April 20, 2023
Fractalkine: A Potential MS Therapeutic that Enhances Repair and Regeneration
- Funded by MS Canada
Summary: Researchers found that an immune system molecule called fractalkine promoted repair of myelin, the protective coating surrounding nerve fibers, in the brain of mice with multiple sclerosis-like disease. The findings of this study demonstrate fractalkine as a potential therapeutic for multiple sclerosis to enhance repair and regeneration.
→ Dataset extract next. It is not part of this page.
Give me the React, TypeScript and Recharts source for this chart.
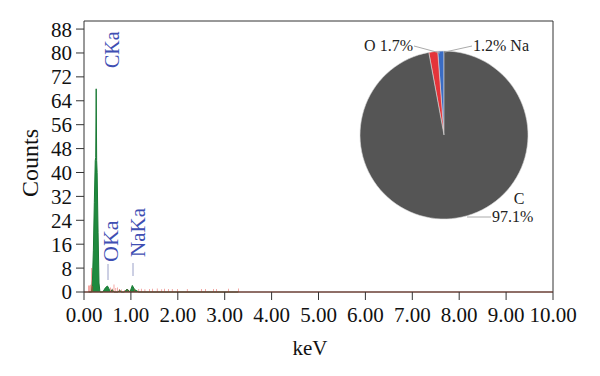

Background: Multiple sclerosis (MS) is a demyelinating disease of the central nervous system (CNS) that involves damage or loss of myelin, the protective coating of nerve fibers in the brain and spinal cord. There is a need for effective MS therapeutics that regenerate the brain and spinal cord and promote the production of myelin (or remyelination). In animal models, fractalkine was previously shown to be a critical regulator of oligodendrocytes, cells that produce myelin and enhance regeneration and remyelination in the CNS (read more – here). Fractalkine represents a potential therapeutic pathway for remyelination to further investigate in MS.
Details: In a recent study funded by MS Canada, Dr. Anastassia Voronova (University of Alberta) and team aimed to examine whether fractalkine would enhance brain regeneration and remyelination after a demyelinating injury, resulting in damage or loss of myelin. The researchers used healthy mice that were provided with a cuprizone diet to induce MS-like disease and demyelination (injury) and were then given fractalkine infusions as treatment to determine its effect.
Results: The researchers found an increase in the production of oligodendrocytes and the cells that generate oligodendrocytes called oligodendrocyte precursor cells (or OPCs) following fractalkine treatment. Importantly, this led to remyelination in the brain of fractalkine-treated mice. There was also a reduction in microglia cells that cause inflammation in the brain.
Impact: This study identifies a novel molecule, fractalkine, that promotes remyelination in a MS mouse model. Learnings from this study will be important for the development of effective remyelinating therapeutics and strategies for MS.